Search code examples
rowscipysparse-matrix

scipy.sparse : Set row to zeros


Suppose I have a matrix in the CSR format, what is the most efficient way to set a row (or rows) to zeros?

The following code runs quite slowly:

A = A.tolil()
A[indices, :] = 0
A = A.tocsr()

I had to convert to scipy.sparse.lil_matrix because the CSR format seems to support neither fancy indexing nor setting values to slices.


Solution

  • I guess scipy just does not implement it, but the CSR format would support this quite well, please read the wikipedia article on "Sparse matrix" about what indptr, etc. are:

    # A.indptr is an array, one for each row (+1 for the nnz):
    
    def csr_row_set_nz_to_val(csr, row, value=0):
        """Set all nonzero elements (elements currently in the sparsity pattern)
        to the given value. Useful to set to 0 mostly.
        """
        if not isinstance(csr, scipy.sparse.csr_matrix):
            raise ValueError('Matrix given must be of CSR format.')
        csr.data[csr.indptr[row]:csr.indptr[row+1]] = value
    
    # Now you can just do:
    for row in indices:
        csr_row_set_nz_to_val(A, row, 0)
    
    # And to remove zeros from the sparsity pattern:
    A.eliminate_zeros()
    

    Of course this removes 0s that were set from another place with eliminate_zeros from the sparsity pattern. If you want to do that (at this point) depends on what you are doing really, ie. elimination might make sense to delay until all other calculations that might add new zero's are done as well, or in some cases you may have 0 values, that you want to change again later, so it would be very bad to eliminate them!

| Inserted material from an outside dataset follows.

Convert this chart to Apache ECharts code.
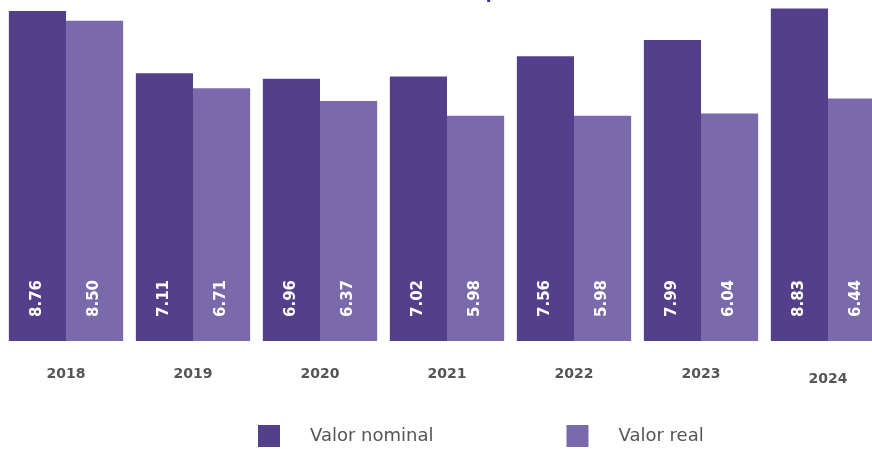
<!DOCTYPE html>
<html>
<head>
<meta charset="utf-8">
<script src="https://cdn.jsdelivr.net/npm/echarts@6/dist/echarts.min.js"></script>
<style>html,body{margin:0;padding:0;background:#fff}#c{width:872px;height:449px}</style>
</head>
<body>
<div id="c"></div>
<script>
const years = ['2018','2019','2020','2021','2022','2023','2024'];
const nominal = [8.76, 7.11, 6.96, 7.02, 7.56, 7.99, 8.83];
const real = [8.50, 6.71, 6.37, 5.98, 5.98, 6.04, 6.44];
const seriesNames = ['Valor nominal', 'Valor real'];
const colors = ['#54408a', '#7a69ab'];

const chart = echarts.init(document.getElementById('c'));
const label = {
  show: true,
  position: 'insideBottom',
  rotate: 90,
  align: 'left',
  verticalAlign: 'middle',
  distance: 24,
  color: '#ffffff',
  fontFamily: 'DejaVu Sans',
  fontWeight: 'bold',
  fontSize: 15,
  formatter: p => p.value.toFixed(2)
};
chart.setOption({
  animation: false,
  graphic: [{
    type: 'text', left: 478, top: -15,
    style: { text: '(pesos)', fontSize: 17, fontFamily: 'DejaVu Sans', fontWeight: 'bold', fill: '#3b2aa8' }
  }],
  legend: {
    left: 258, top: 425, padding: 0,
    itemWidth: 22, itemHeight: 22, itemGap: 133,
    icon: 'rect',
    textStyle: { color: '#555', fontSize: 18, fontFamily: 'DejaVu Sans', padding: [0, 0, 0, 25] },
    data: seriesNames
  },
  grid: { left: 66, right: 44, top: 2, bottom: 108, containLabel: false },
  xAxis: {
    type: 'category',
    boundaryGap: false,
    data: years.map((y, i) => i === years.length - 1 ? { value: y, textStyle: { padding: [5, 0, 0, 0] } } : y),
    axisLine: { show: false }, axisTick: { show: false }, splitLine: { show: false },
    axisLabel: { margin: 26, color: '#555', fontSize: 14, fontWeight: 'bold', fontFamily: 'DejaVu Sans' }
  },
  yAxis: { type: 'value', min: 0, max: 9, show: false, splitLine: { show: false } },
  series: [
    { name: seriesNames[0], type: 'bar', clip: false, data: nominal, barGap: '0%', barCategoryGap: '10%', itemStyle: { color: colors[0] }, label },
    { name: seriesNames[1], type: 'bar', clip: false, data: real, barGap: '0%', barCategoryGap: '10%', itemStyle: { color: colors[1] }, label }
  ]
});
</script>
</body>
</html>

    You could in principle of course short-circuit the eliminate_zeros and prune, but that should be a lot of hassle, and might be even slower (because you won't do it in C).

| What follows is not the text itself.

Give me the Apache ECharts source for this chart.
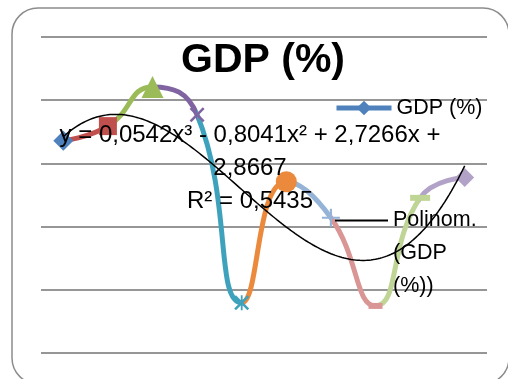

    Details about eliminiate_zeros (and prune)

    The sparse matrix, does generally not save zero elements, but just stores where the nonzero elements are (roughly and with various methods). eliminate_zeros removes all zeros in your matrix from the sparsity pattern (ie. there is no value stored for that position, when before there was a vlaue stored, but it was 0). Eliminate is bad if you want to change a 0 to a different value lateron, otherwise, it saves space.

    Prune would just shrink the data arrays stored when they are longer then necessary. Note that while I first had A.prune() in there, A.eliminiate_zeros() already includes prune.